Symbian Signed For Shared DLLs
This article gives an overview of the issues involved in signing a shared DLL. More detailed information can be found at https://www.symbiansigned.com/Symbian_Signed_DLL_Handling_1.0.pdf
Essentially Symbian Signed is designed to test applications; In order to sign a DLL it should be submitted with a separate test application that fully and properly tests the shared DLL being signed. The submission process will guide you on the proper format for this test code.
As many as you are able to get trusted with.
DLLs must be given all the capabilities of all the processes that they are to be loaded into.
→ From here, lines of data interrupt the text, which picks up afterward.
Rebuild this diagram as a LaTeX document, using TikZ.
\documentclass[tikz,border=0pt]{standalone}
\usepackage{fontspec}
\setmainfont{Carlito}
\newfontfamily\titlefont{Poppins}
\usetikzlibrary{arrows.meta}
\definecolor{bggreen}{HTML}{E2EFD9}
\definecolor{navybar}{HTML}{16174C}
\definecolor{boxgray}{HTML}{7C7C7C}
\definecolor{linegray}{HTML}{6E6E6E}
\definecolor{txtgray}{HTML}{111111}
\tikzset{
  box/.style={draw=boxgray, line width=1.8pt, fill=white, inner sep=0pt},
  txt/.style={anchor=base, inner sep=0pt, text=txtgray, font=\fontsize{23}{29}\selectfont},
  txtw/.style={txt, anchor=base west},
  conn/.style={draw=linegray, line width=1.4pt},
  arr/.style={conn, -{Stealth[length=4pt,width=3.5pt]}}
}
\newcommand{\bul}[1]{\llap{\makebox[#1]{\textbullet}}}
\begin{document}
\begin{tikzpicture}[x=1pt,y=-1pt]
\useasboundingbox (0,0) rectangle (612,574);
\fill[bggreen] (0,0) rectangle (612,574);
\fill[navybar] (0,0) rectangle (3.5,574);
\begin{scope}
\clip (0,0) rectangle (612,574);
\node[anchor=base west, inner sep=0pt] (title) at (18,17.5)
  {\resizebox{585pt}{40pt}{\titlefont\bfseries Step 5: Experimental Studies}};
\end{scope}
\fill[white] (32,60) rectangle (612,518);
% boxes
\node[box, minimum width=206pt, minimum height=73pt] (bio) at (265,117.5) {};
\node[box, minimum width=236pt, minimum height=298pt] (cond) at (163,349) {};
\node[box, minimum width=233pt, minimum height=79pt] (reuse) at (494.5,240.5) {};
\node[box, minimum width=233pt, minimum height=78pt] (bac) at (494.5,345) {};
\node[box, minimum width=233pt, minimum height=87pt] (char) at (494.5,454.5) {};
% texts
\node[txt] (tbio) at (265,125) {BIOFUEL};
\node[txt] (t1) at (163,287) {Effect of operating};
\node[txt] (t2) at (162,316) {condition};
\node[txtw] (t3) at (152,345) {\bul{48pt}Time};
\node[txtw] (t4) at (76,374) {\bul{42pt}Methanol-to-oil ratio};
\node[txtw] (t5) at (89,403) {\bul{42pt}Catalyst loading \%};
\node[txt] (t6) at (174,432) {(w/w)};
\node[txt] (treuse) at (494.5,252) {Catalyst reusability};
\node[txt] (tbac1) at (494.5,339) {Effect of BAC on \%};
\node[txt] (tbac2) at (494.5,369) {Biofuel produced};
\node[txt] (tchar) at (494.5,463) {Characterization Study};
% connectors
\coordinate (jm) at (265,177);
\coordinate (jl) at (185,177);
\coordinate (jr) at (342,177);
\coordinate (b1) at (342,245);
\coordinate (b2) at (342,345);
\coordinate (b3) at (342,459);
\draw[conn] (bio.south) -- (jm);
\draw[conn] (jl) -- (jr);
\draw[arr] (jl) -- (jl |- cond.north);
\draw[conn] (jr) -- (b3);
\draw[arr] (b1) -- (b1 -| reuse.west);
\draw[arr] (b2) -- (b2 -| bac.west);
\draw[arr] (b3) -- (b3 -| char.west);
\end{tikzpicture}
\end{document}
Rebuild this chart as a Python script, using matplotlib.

As the processes that might load a shared DLL are generally not known at build time, this implies that the DLL must be given all capabilities (if possible). Manufacturer-granted capabilities require are granted at manufacturer discretion - but minimally the author of a shared DLL should request all basic and extended capabilities.
What can I do if I can't get capabilities my clients require?
You may be able to distribute your software in such a way that the burden of getting the right capabilities falls on the client code.
For example, if you have a thin client DLL talking to a server you can distribute your DLL as a static library instead of a shared DLL. This would work well provide the client process has the capabilities for talking to your server and the capabilities needed for linking other DLLs. If the client static lib is small there should be no adverse effect on memory usage, because on average each application will have about 2K memory for code available, given a system page size of 4K.
Another option is to ship your code in binary only form, rather than as a stand-alone SIS file. Clients would need to assign the necessary capabilities using PETRAN, and work to avoid possible name clashes.
What capabilities do I need to give framework DLLs?
The rule for ECOM or other plugin framework DLLs is the same as for shared DLLs - the plugin must have the same capabilities of the processes that they are loaded into.
For some frameworks this is easier than for shared DLLs, because the process loading the plugin is known - i.e. recognizers into APPARC. However some plugins are loaded by high capability system processes (e.g.MTMs), and some are loaded by all applications (e.g. FEPs). The implication is that for many frameworks, developers will have no choice but to seek manufacturer capabilities.